The Working Party says that its objective is “to make sure that an essentially equivalent level of protection is maintained when personal data is processed subject to the provisions of the Privacy Shield”.

Overall, the Working Party says that it welcomes the “significant improvements” brought by the Privacy Shield compared to the Safe Harbour decision.  In particular, it says, the insertion of key definitions, the mechanisms set up to ensure the oversight of the Privacy Shield and the now mandatory external and internal reviews of compliance are “a positive step forward”.

However, the Working Party has “strong concerns” on both the commercial aspects and the access by public authorities to data transferred under the Privacy Shield.

The Working Party says that it “regrets” that the Privacy Shield is made up of various separate documents, i.e. the adequacy decision and in its annexes.  This makes the information both difficult to find, and at times, inconsistent, it says, and “contributes to an overall lack of clarity”.

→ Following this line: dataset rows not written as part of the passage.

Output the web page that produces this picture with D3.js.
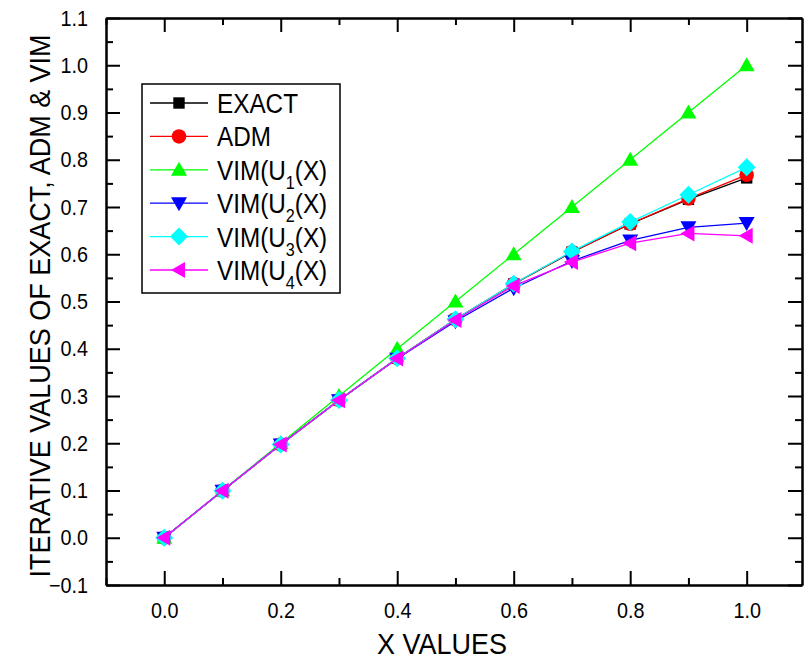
<!DOCTYPE html>
<html>
<head>
<meta charset="utf-8">
<script src="https://d3js.org/d3.v7.min.js"></script>
<style>
  body { margin: 0; background: #fff; }
  text { font-family: "Liberation Sans", Arial, sans-serif; }
</style>
</head>
<body>
<script>
// data
var xValues = [0, 0.1, 0.2, 0.3, 0.4, 0.5, 0.6, 0.7, 0.8, 0.9, 1.0];
var exact = [0, 0.0997, 0.1974, 0.2913, 0.3799, 0.4621, 0.5370, 0.6044, 0.6640, 0.7163, 0.7616];
var adm   = [0, 0.0997, 0.1974, 0.2913, 0.3799, 0.4621, 0.5371, 0.6046, 0.6645, 0.7178, 0.7680];
var vim1  = [0, 0.1, 0.2, 0.3, 0.4, 0.5, 0.6, 0.7, 0.8, 0.9, 1.0];
var vim2  = [0, 0.0997, 0.1973, 0.2910, 0.3787, 0.4583, 0.5280, 0.5857, 0.6293, 0.6570, 0.6660];
var vim3  = [0, 0.0997, 0.1974, 0.2913, 0.3799, 0.4623, 0.5376, 0.6060, 0.6680, 0.7260, 0.7840];
var vim4  = [0, 0.0997, 0.1974, 0.2912, 0.3795, 0.4610, 0.5330, 0.5835, 0.6235, 0.6440, 0.6390];
var xTicks = [0, 0.2, 0.4, 0.6, 0.8, 1.0];
var yTicks = [-0.1, 0, 0.1, 0.2, 0.3, 0.4, 0.5, 0.6, 0.7, 0.8, 0.9, 1.0, 1.1];

var series = [
  {name: "EXACT", sub: null, data: exact, color: "#000000", symbol: "square"},
  {name: "ADM", sub: null, data: adm, color: "#ff0000", symbol: "circle"},
  {name: "VIM(U", sub: "1", data: vim1, color: "#00ff00", symbol: "up"},
  {name: "VIM(U", sub: "2", data: vim2, color: "#0000ff", symbol: "down"},
  {name: "VIM(U", sub: "3", data: vim3, color: "#00ffff", symbol: "diamond"},
  {name: "VIM(U", sub: "4", data: vim4, color: "#ff00ff", symbol: "left"}
];

var W = 805, H = 662;
var pLeft = 106, pRight = 802, pTop = 18, pBottom = 585;
var squeeze = 0.9; // the original font is a bit narrower than Arial

var svg = d3.select("body").append("svg")
    .attr("width", W)
    .attr("height", H);

var x = d3.scaleLinear().domain([-0.1, 1.095]).range([pLeft, pRight]);
var y = d3.scaleLinear().domain([-0.1, 1.1]).range([pBottom, pTop]);

var fmt = d3.format(".1f");
var xMinor = [-0.1, 0.1, 0.3, 0.5, 0.7, 0.9];
var yMinor = d3.range(-0.05, 1.1, 0.1).map(function(d) { return +d.toFixed(2); });

function styleAxis(g) {
  g.select(".domain").attr("stroke", "#000").attr("stroke-width", 2);
  g.selectAll(".tick line").attr("stroke", "#000").attr("stroke-width", 2);
  g.selectAll(".tick text").attr("fill", "#000").style("font-size", "22px")
    .style("font-family", "'Liberation Sans', Arial, sans-serif")
    .attr("transform", function() {
      var tx = +d3.select(this).attr("x") || 0;
      return "translate(" + tx + ",0) scale(" + squeeze + ",1) translate(" + (-tx) + ",0)";
    });
}

// bottom axis
svg.append("g").attr("transform", "translate(0," + pBottom + ")")
  .call(d3.axisBottom(x).tickValues(xTicks).tickFormat(fmt).tickSize(-14).tickSizeOuter(0).tickPadding(17))
  .call(styleAxis);
svg.append("g").attr("transform", "translate(0," + pBottom + ")")
  .call(d3.axisBottom(x).tickValues(xMinor).tickFormat("").tickSize(-7).tickSizeOuter(0))
  .call(styleAxis);
// top axis
svg.append("g").attr("transform", "translate(0," + pTop + ")")
  .call(d3.axisTop(x).tickValues(xTicks).tickFormat("").tickSize(-14).tickSizeOuter(0))
  .call(styleAxis);
svg.append("g").attr("transform", "translate(0," + pTop + ")")
  .call(d3.axisTop(x).tickValues(xMinor).tickFormat("").tickSize(-7).tickSizeOuter(0))
  .call(styleAxis);
// left axis
svg.append("g").attr("transform", "translate(" + pLeft + ",0)")
  .call(d3.axisLeft(y).tickValues(yTicks).tickFormat(fmt).tickSize(-14).tickSizeOuter(0).tickPadding(18))
  .call(styleAxis);
svg.append("g").attr("transform", "translate(" + pLeft + ",0)")
  .call(d3.axisLeft(y).tickValues(yMinor).tickFormat("").tickSize(-7).tickSizeOuter(0))
  .call(styleAxis);
// right axis
svg.append("g").attr("transform", "translate(" + pRight + ",0)")
  .call(d3.axisRight(y).tickValues(yTicks).tickFormat("").tickSize(-14).tickSizeOuter(0))
  .call(styleAxis);
svg.append("g").attr("transform", "translate(" + pRight + ",0)")
  .call(d3.axisRight(y).tickValues(yMinor).tickFormat("").tickSize(-7).tickSizeOuter(0))
  .call(styleAxis);

// axis titles
svg.append("text")
  .attr("transform", "translate(442,654) scale(" + squeeze + ",1)")
  .attr("text-anchor", "middle")
  .style("font-size", "30px")
  .text("X VALUES");

svg.append("text")
  .attr("transform", "translate(50,306) rotate(-90) scale(" + squeeze + ",1)")
  .attr("text-anchor", "middle")
  .style("font-size", "30px")
  .text("ITERATIVE VALUES OF EXACT, ADM & VIM");

// symbols
function symbolPath(kind) {
  switch (kind) {
    case "square": return d3.symbol().type(d3.symbolSquare).size(130)();
    case "circle": return d3.symbol().type(d3.symbolCircle).size(165)();
    case "up": return "M0,-8L8,6L-8,6Z";
    case "down": return "M0,8L8,-6L-8,-6Z";
    case "left": return "M-8,0L6,-8L6,8Z";
    case "diamond": return "M0,-9L9,0L0,9L-9,0Z";
  }
}

var line = d3.line()
  .x(function(d, i) { return x(xValues[i]); })
  .y(function(d) { return y(d); });

series.forEach(function(s) {
  var g = svg.append("g");
  g.append("path")
    .attr("d", line(s.data))
    .attr("fill", "none")
    .attr("stroke", s.color)
    .attr("stroke-width", 1.3);
  g.selectAll("path.mark")
    .data(s.data)
    .enter().append("path")
    .attr("class", "mark")
    .attr("transform", function(d, i) { return "translate(" + x(xValues[i]) + "," + y(d) + ")"; })
    .attr("d", symbolPath(s.symbol))
    .attr("fill", s.color);
});

// legend
var lg = svg.append("g");
lg.append("rect")
  .attr("x", 142).attr("y", 84)
  .attr("width", 198).attr("height", 209)
  .attr("fill", "#fff")
  .attr("stroke", "#000")
  .attr("stroke-width", 1.5);

var rowY = d3.scaleLinear().domain([0, 5]).range([103, 270]);
series.forEach(function(s, i) {
  var cy = rowY(i);
  lg.append("line")
    .attr("x1", 150).attr("x2", 208)
    .attr("y1", cy).attr("y2", cy)
    .attr("stroke", s.color).attr("stroke-width", 1.3);
  lg.append("path")
    .attr("transform", "translate(179," + cy + ")")
    .attr("d", symbolPath(s.symbol))
    .attr("fill", s.color);
  var t = lg.append("text")
    .attr("transform", "translate(217," + (cy + 10) + ") scale(" + squeeze + ",1)")
    .style("font-size", "27px");
  t.append("tspan").text(s.name);
  if (s.sub) {
    t.append("tspan").attr("dy", 9).style("font-size", "18px").text(s.sub);
    t.append("tspan").attr("dy", -9).text("(X)");
  }
});
</script>
</body>
</html>
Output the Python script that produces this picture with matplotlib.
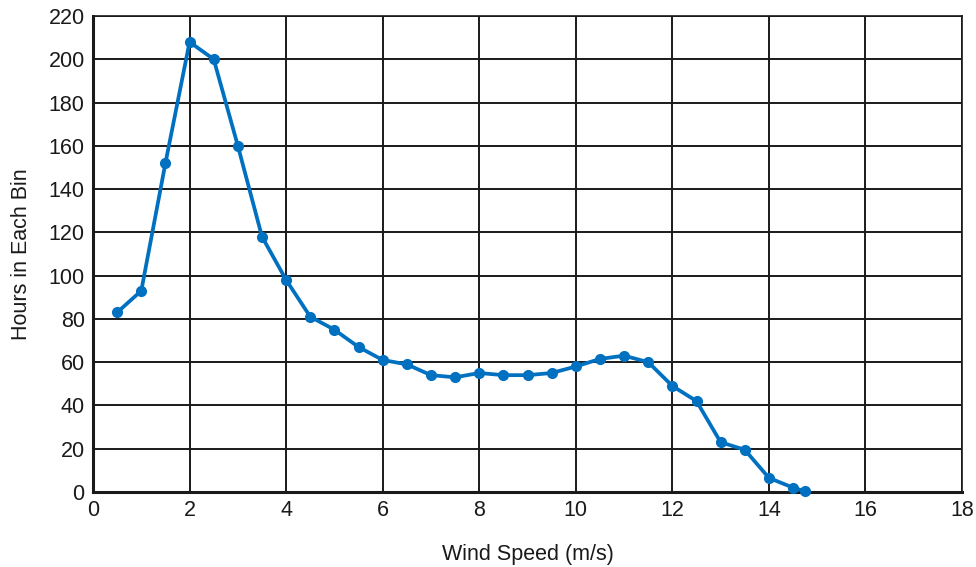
import numpy as np
from matplotlib import pyplot as plt

plt.rcParams['font.family'] = ['Liberation Sans', 'DejaVu Sans']

# hours per 0.5 m/s wind speed bin
wind_speed = [0.5, 1.0, 1.5, 2.0, 2.5, 3.0, 3.5, 4.0, 4.5, 5.0, 5.5, 6.0,
              6.5, 7.0, 7.5, 8.0, 8.5, 9.0, 9.5, 10.0, 10.5, 11.0, 11.5,
              12.0, 12.5, 13.0, 13.5, 14.0, 14.5, 14.75]
hours = [83, 93, 152, 208, 200, 160, 118, 98, 81, 75, 67, 61,
         59, 54, 53, 55, 54, 54, 55, 58, 61.5, 63, 60,
         49, 42, 23, 19.5, 6.5, 2, 0.3]

x_ticks = np.arange(0, 19, 2)
y_ticks = np.arange(0, 221, 20)

fig = plt.figure(figsize=(9.76, 5.67), dpi=100)
ax = fig.add_axes([0.0953, 0.1323, 0.8904, 0.8395])

ax.plot(wind_speed, hours, color='#0070C0', lw=2.7, marker='o', ms=7,
        clip_on=False, zorder=3)

ax.set_xlim(0, 18)
ax.set_ylim(0, 220)
ax.set_xticks(x_ticks)
ax.set_yticks(y_ticks)
ax.grid(True, color='#1a1a1a', lw=1.4)
ax.tick_params(length=0, labelsize=15.5, pad=6, colors='#1a1a1a')
for side in ['left', 'bottom']:
    ax.spines[side].set_linewidth(2.2)
for side in ['top', 'right']:
    ax.spines[side].set_linewidth(1.2)
for sp in ax.spines.values():
    sp.set_color('#1a1a1a')

ax.set_xlabel('Wind Speed (m/s)', fontsize=15.5, labelpad=16, color='#1a1a1a')
ax.set_ylabel('Hours in Each Bin', fontsize=15.5, labelpad=12, color='#1a1a1a')

fig.savefig('out.png', dpi=100)
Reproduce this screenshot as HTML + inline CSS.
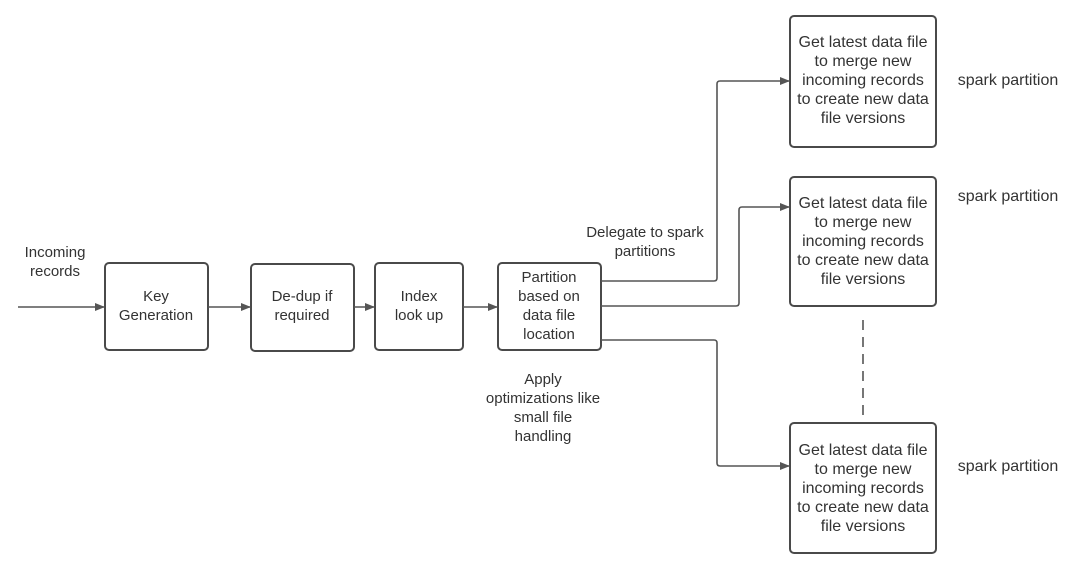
<!DOCTYPE html>
<html><head><style>
body{margin:0;background:#fff;}
svg text{font-family:"Liberation Sans",sans-serif;font-size:15px;fill:#333;text-anchor:middle;}
svg text.r{font-size:16px;}
</style></head><body>
<svg width="1080" height="581" viewBox="0 0 1080 581">
<defs><marker id="a" markerWidth="10" markerHeight="8" refX="9" refY="4" orient="auto" markerUnits="userSpaceOnUse"><path d="M0,0 L10,4 L0,8 Z" fill="#555"/></marker></defs>
<g fill="none" stroke="#4a4a4a" stroke-width="2">
<rect x="105" y="263" width="103" height="87" rx="4"/>
<rect x="251" y="264" width="103" height="87" rx="4"/>
<rect x="375" y="263" width="88" height="87" rx="4"/>
<rect x="498" y="263" width="103" height="87" rx="4"/>
<rect x="790" y="16" width="146" height="131" rx="4"/>
<rect x="790" y="177" width="146" height="129" rx="4"/>
<rect x="790" y="423" width="146" height="130" rx="4"/>
</g>
<g fill="none" stroke="#555" stroke-width="1.6">
<path d="M18 307 H104" marker-end="url(#a)"/>
<path d="M208 307 H250" marker-end="url(#a)"/>
<path d="M354 307 H374" marker-end="url(#a)"/>
<path d="M463 307 H497" marker-end="url(#a)"/>
<path d="M601 281 H714 Q717 281 717 278 V84 Q717 81 720 81 H789" marker-end="url(#a)"/>
<path d="M601 306 H736 Q739 306 739 303 V210 Q739 207 742 207 H789" marker-end="url(#a)"/>
<path d="M601 340 H714 Q717 340 717 343 V463 Q717 466 720 466 H789" marker-end="url(#a)"/>
<path d="M863 320 V422" stroke-dasharray="10,7"/>
</g>
<text x="55" y="257">Incoming</text><text x="55" y="276">records</text>
<text x="156" y="301">Key</text><text x="156" y="320">Generation</text>
<text x="302" y="301">De-dup if</text><text x="302" y="320">required</text>
<text x="419" y="301">Index</text><text x="419" y="320">look up</text>
<text x="549" y="282">Partition</text><text x="549" y="301">based on</text><text x="549" y="320">data file</text><text x="549" y="339">location</text>
<text x="645" y="237">Delegate to spark</text><text x="645" y="256">partitions</text>
<text x="543" y="384">Apply</text><text x="543" y="403">optimizations like</text><text x="543" y="422">small file</text><text x="543" y="441">handling</text>
<g>
<text class="r" x="863" y="47">Get latest data file</text><text class="r" x="863" y="66">to merge new</text><text class="r" x="863" y="85">incoming records</text><text class="r" x="863" y="104">to create new data</text><text class="r" x="863" y="123">file versions</text>
<text class="r" x="863" y="208">Get latest data file</text><text class="r" x="863" y="227">to merge new</text><text class="r" x="863" y="246">incoming records</text><text class="r" x="863" y="265">to create new data</text><text class="r" x="863" y="284">file versions</text>
<text class="r" x="863" y="455">Get latest data file</text><text class="r" x="863" y="474">to merge new</text><text class="r" x="863" y="493">incoming records</text><text class="r" x="863" y="512">to create new data</text><text class="r" x="863" y="531">file versions</text>
</g>
<text class="r" x="1008" y="85">spark partition</text>
<text class="r" x="1008" y="201">spark partition</text>
<text class="r" x="1008" y="471">spark partition</text>
</svg>
</body></html>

As for the commercial aspects of the Privacy Shield, the Working Party considers that some key data protection principles enshrined in European law are not reflected in the Privacy Shield, or have been inadequately substituted by alternative principles.  In particular, the application of the purpose limitation principle to data processing is unclear, it says.  The Working Party is also concerned that the data retention principle is not clear and cannot be easily construed from the current wording of the text.

Since the Privacy Shield will also be used to transfer data outside the US, the Working Party says that onward transfers from a Privacy Shield entity to third country recipients should have the same level of protection as under the Shield (including national security) and should not lead to lower, or circumvent completely, EU data protection principles.

The Working Party notes the additional powers individuals will have to exercise their rights, but it is concerned that the new redress mechanisms may prove to be too complex in practice.  It is worried that it will be too difficult for EU individuals to use, especially in a different language, and will therefore be ineffective.  Further clarification of the various recourse procedures is therefore needed.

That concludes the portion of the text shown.